Problem to solve:
Retype, exactly as they stand, the lines from the start of the data to the line that contains "const cqTicks = [0.001, 0.0012, 0.0014, 0.0016, 0.0018];", both ends included. Leave the pictures out.

Provided data:
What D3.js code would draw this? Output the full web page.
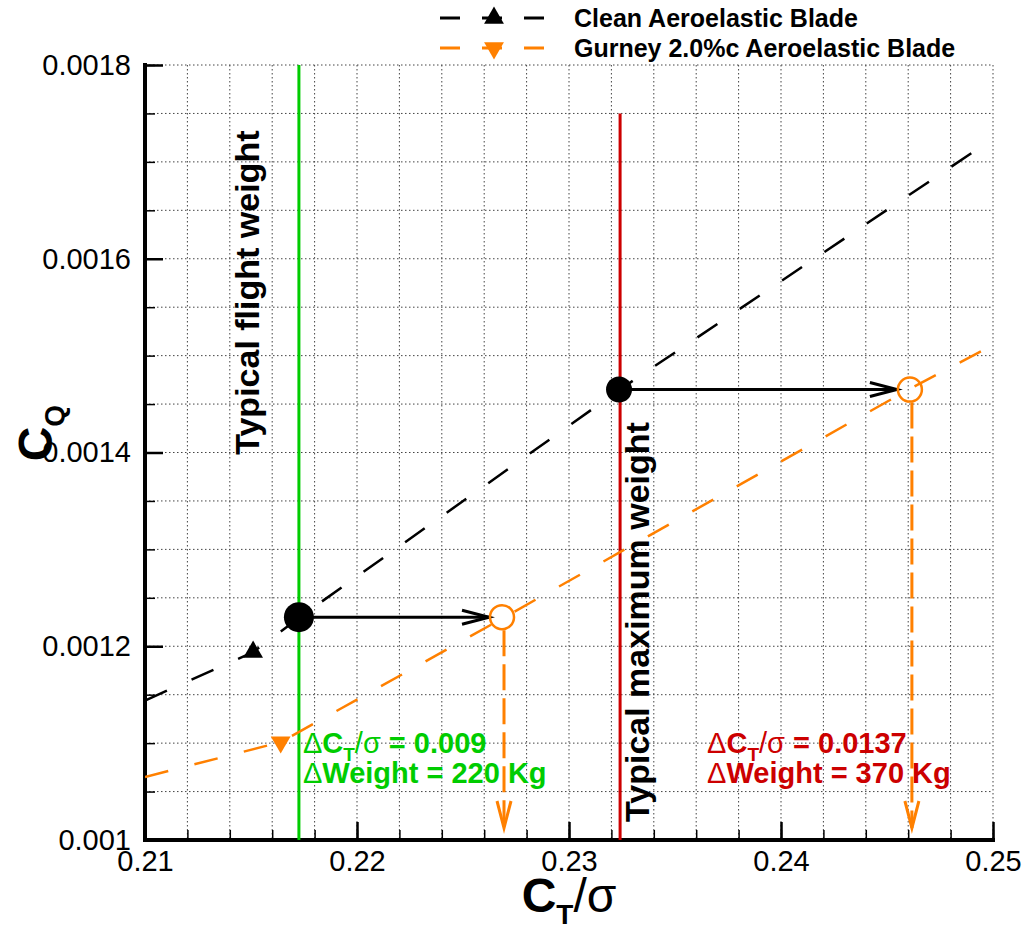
<!DOCTYPE html>
<html>
<head>
<meta charset="utf-8">
<script src="https://cdn.jsdelivr.net/npm/d3@7"></script>
<style>
  body { margin: 0; background: #fff; }
  text { font-family: "Liberation Sans", Arial, sans-serif; }
</style>
</head>
<body>
<svg width="1029" height="940"></svg>
<script>
// data
const ctTicks = [0.21, 0.22, 0.23, 0.24, 0.25];
const cqTicks = [0.001, 0.0012, 0.0014, 0.0016, 0.0018];

const cleanCT = [0.21, 0.2151, 0.2173, 0.2324, 0.25];
const cleanCQ = [0.001144, 0.001194, 0.00123, 0.001465, 0.001724];
const gurneyCT = [0.21, 0.2164, 0.2268, 0.2461, 0.25];
const gurneyCQ = [0.001065, 0.001101, 0.001228, 0.001466, 0.001511];

// symbols shown on the curves
const cleanSymCT = [0.2151];
const cleanSymCQ = [0.001194];
const gurneySymCT = [0.2164];
const gurneySymCQ = [0.001101];

// operating points: clean -> gurney at same CQ
const opCleanCT = [0.21726, 0.23236];
const opGurneyCT = [0.22684, 0.24608];
const opCQ = [0.00123, 0.001465];

const flightCT = 0.21726;
const maxCT = 0.23241;
const maxLineTop = 0.00175;

const legendNames = ['Clean Aeroelastic Blade', 'Gurney 2.0%c Aeroelastic Blade'];

const black = '#000';
const orange = '#ff8000';
const green = '#00cc00';
const red = '#cc0000';

const svg = d3.select('svg');
const width = +svg.attr('width');
const height = +svg.attr('height');
const margin = { top: 65, right: 36, bottom: 100, left: 145 };
const innerWidth = width - margin.left - margin.right;
const innerHeight = height - margin.top - margin.bottom;

const x = d3.scaleLinear().domain([0.21, 0.25]).range([0, innerWidth]);
const y = d3.scaleLinear().domain([0.001, 0.0018]).range([innerHeight, 0]);

const g = svg.append('g')
  .attr('transform', `translate(${margin.left},${margin.top})`);

svg.append('defs').append('clipPath').attr('id', 'clip')
  .append('rect').attr('width', innerWidth).attr('height', innerHeight);

// grid
const xMinor = d3.range(0, 21).map(i => 0.21 + i * 0.002);
const yMinor = d3.range(0, 17).map(i => 0.001 + i * 0.00005);

g.append('g').selectAll('line').data(xMinor.slice(1)).join('line')
  .attr('x1', d => x(d)).attr('x2', d => x(d))
  .attr('y1', 0).attr('y2', innerHeight)
  .attr('stroke', '#444').attr('stroke-width', 1).attr('stroke-dasharray', '1.5 2.5');
g.append('g').selectAll('line').data(yMinor.slice(1)).join('line')
  .attr('y1', d => y(d)).attr('y2', d => y(d))
  .attr('x1', 0).attr('x2', innerWidth)
  .attr('stroke', '#444').attr('stroke-width', 1).attr('stroke-dasharray', '1.5 2.5');

// axes
const xAxisMinor = d3.axisBottom(x).tickValues(xMinor).tickSize(-10);
const yAxisMinor = d3.axisLeft(y).tickValues(yMinor).tickSize(-10);
const xAxis = d3.axisBottom(x).tickValues(ctTicks).tickSize(-18).tickPadding(10)
  .tickFormat(d3.format('.2f'));
const yAxis = d3.axisLeft(y).tickValues(cqTicks).tickSize(-18).tickPadding(14)
  .tickFormat(d => d3.format('.4f')(d).replace(/0+$/, ''));

function styleAxis(sel) {
  sel.select('.domain').remove();
  sel.selectAll('.tick line').attr('stroke', '#000').attr('stroke-width', 2.5);
  sel.selectAll('.tick text').attr('font-size', 29).attr('fill', '#000')
    .style('font-family', '"Liberation Sans", Arial, sans-serif');
}

const xm = g.append('g').attr('transform', `translate(0,${innerHeight})`).call(xAxisMinor).call(styleAxis);
xm.selectAll('.tick text').remove();
xm.selectAll('.tick line').attr('stroke-width', 1.5);
const ym = g.append('g').call(yAxisMinor).call(styleAxis);
ym.selectAll('.tick text').remove();
ym.selectAll('.tick line').attr('stroke-width', 1.5);
g.append('g').attr('transform', `translate(0,${innerHeight})`).call(xAxis).call(styleAxis);
g.append('g').call(yAxis).call(styleAxis);

g.append('path')
  .attr('d', `M0,0V${innerHeight}H${innerWidth}`)
  .attr('fill', 'none').attr('stroke', '#000').attr('stroke-width', 4)
  .attr('stroke-linecap', 'square');

// vertical reference lines
g.append('line')
  .attr('x1', x(flightCT)).attr('x2', x(flightCT))
  .attr('y1', y(0.0018)).attr('y2', y(0.001))
  .attr('stroke', green).attr('stroke-width', 3);
g.append('line')
  .attr('x1', x(maxCT)).attr('x2', x(maxCT))
  .attr('y1', y(maxLineTop)).attr('y2', y(0.001))
  .attr('stroke', red).attr('stroke-width', 3);

// curves
const line = d3.line().x(d => x(d[0])).y(d => y(d[1]));
const plot = g.append('g').attr('clip-path', 'url(#clip)');
plot.append('path').datum(d3.zip(cleanCT, cleanCQ))
  .attr('d', line).attr('fill', 'none').attr('stroke', black)
  .attr('stroke-width', 2.5).attr('stroke-dasharray', '24 27');
plot.append('path').datum(d3.zip(gurneyCT, gurneyCQ))
  .attr('d', line).attr('fill', 'none').attr('stroke', orange)
  .attr('stroke-width', 2.5).attr('stroke-dasharray', '24 27');

const triUp = d3.symbol().type(d3.symbolTriangle).size(170);
plot.selectAll('.symClean').data(d3.zip(cleanSymCT, cleanSymCQ)).join('path')
  .attr('transform', d => `translate(${x(d[0])},${y(d[1])})`)
  .attr('d', triUp).attr('fill', black);
plot.selectAll('.symGurney').data(d3.zip(gurneySymCT, gurneySymCQ)).join('path')
  .attr('transform', d => `translate(${x(d[0])},${y(d[1])}) rotate(180)`)
  .attr('d', triUp).attr('fill', orange);

// arrows
function arrowHead(sel, tx, ty, dirX, dirY, color) {
  const len = 27, half = 7;
  const px = -dirY, py = dirX;
  sel.append('path')
    .attr('d', `M${tx - dirX * len + px * half},${ty - dirY * len + py * half}L${tx},${ty}L${tx - dirX * len - px * half},${ty - dirY * len - py * half}`)
    .attr('fill', 'none').attr('stroke', color).attr('stroke-width', 3);
}

opCQ.forEach((cq, i) => {
  const x0 = x(opCleanCT[i]);
  const x1 = x(opGurneyCT[i]);
  const yy = y(cq);
  // horizontal black arrow
  g.append('line').attr('x1', x0).attr('x2', x1 - 13).attr('y1', yy).attr('y2', yy)
    .attr('stroke', black).attr('stroke-width', 3);
  arrowHead(g, x1 - 13, yy, 1, 0, black);
  // vertical orange dashed arrow
  const tip = y(0.001) - 12;
  g.append('line').attr('x1', x1 + 2).attr('x2', x1 + 2).attr('y1', yy + 13).attr('y2', tip)
    .attr('stroke', orange).attr('stroke-width', 3).attr('stroke-dasharray', '26 8');
  arrowHead(g, x1 + 2, tip, 0, 1, orange);
  // markers
  g.append('circle').attr('cx', x0).attr('cy', yy).attr('r', i === 0 ? 15 : 13).attr('fill', black);
  g.append('circle').attr('cx', x1).attr('cy', yy).attr('r', 12)
    .attr('fill', 'none').attr('stroke', orange).attr('stroke-width', 2.5);
});

// rotated labels
g.append('text')
  .attr('transform', `translate(${x(flightCT) - 40},${y(0.001565)}) rotate(-90)`)
  .attr('text-anchor', 'middle').attr('font-size', 34).attr('font-weight', 'bold')
  .text('Typical flight weight');
g.append('text')
  .attr('transform', `translate(${x(maxCT) + 29},${y(0.001225)}) rotate(-90)`)
  .attr('text-anchor', 'middle').attr('font-size', 34).attr('font-weight', 'bold')
  .text('Typical maximum weight');

// delta annotations
function deltaText(xPos, yPos, color, dct, dw) {
  const t1 = g.append('text').attr('x', xPos).attr('y', yPos)
    .attr('font-size', 29).attr('font-weight', 'bold').attr('fill', color);
  t1.append('tspan').attr('font-weight', 'normal').text('\u0394');
  t1.append('tspan').text('C');
  t1.append('tspan').attr('font-size', 19).attr('dy', 8).text('T');
  t1.append('tspan').attr('dy', -8).attr('font-weight', 'normal').text('/\u03c3');
  t1.append('tspan').text(' = ' + dct);
  const t2 = g.append('text').attr('x', xPos).attr('y', yPos + 30)
    .attr('font-size', 29).attr('font-weight', 'bold').attr('fill', color);
  t2.append('tspan').attr('font-weight', 'normal').text('\u0394');
  t2.append('tspan').text('Weight = ' + dw + ' Kg');
}
deltaText(x(flightCT) + 4, y(0.001) - 87, green, '0.009', '220');
deltaText(x(maxCT) + 87, y(0.001) - 87, red, '0.0137', '370');

// axis titles
const xt = svg.append('text')
  .attr('x', margin.left + x(0.23)).attr('y', 912)
  .attr('text-anchor', 'middle').attr('font-size', 48);
xt.append('tspan').attr('font-weight', 'bold').text('C');
xt.append('tspan').attr('font-weight', 'bold').attr('font-size', 28).attr('dy', 12).text('T');
xt.append('tspan').attr('dy', -12).text('/\u03c3');

const yt = svg.append('text')
  .attr('transform', `translate(52,${margin.top + y(0.00142)}) rotate(-90)`)
  .attr('text-anchor', 'middle').attr('font-size', 48).attr('font-weight', 'bold');
yt.append('tspan').text('C');
yt.append('tspan').attr('font-size', 28).attr('dy', 12).text('Q');

// legend
const legend = svg.append('g');
const legColors = [black, orange];
legendNames.forEach((name, i) => {
  const ly = 18 + i * 30;
  const row = legend.append('g');
  row.append('line').attr('x1', 440).attr('x2', 548).attr('y1', ly).attr('y2', ly)
    .attr('stroke', legColors[i]).attr('stroke-width', 3).attr('stroke-dasharray', '20 22');
  row.append('path').attr('transform', `translate(494,${ly}) rotate(${i ? 180 : 0})`)
    .attr('d', triUp).attr('fill', legColors[i]);
  row.append('text').attr('x', 574).attr('y', ly).attr('dy', '0.35em')
    .attr('font-size', 25).attr('font-weight', 'bold').text(name);
});
</script>
</body>
</html>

Worked answer:
What D3.js code would draw this? Output the full web page.
<!DOCTYPE html>
<html>
<head>
<meta charset="utf-8">
<script src="https://cdn.jsdelivr.net/npm/d3@7"></script>
<style>
  body { margin: 0; background: #fff; }
  text { font-family: "Liberation Sans", Arial, sans-serif; }
</style>
</head>
<body>
<svg width="1029" height="940"></svg>
<script>
// data
const ctTicks = [0.21, 0.22, 0.23, 0.24, 0.25];
const cqTicks = [0.001, 0.0012, 0.0014, 0.0016, 0.0018];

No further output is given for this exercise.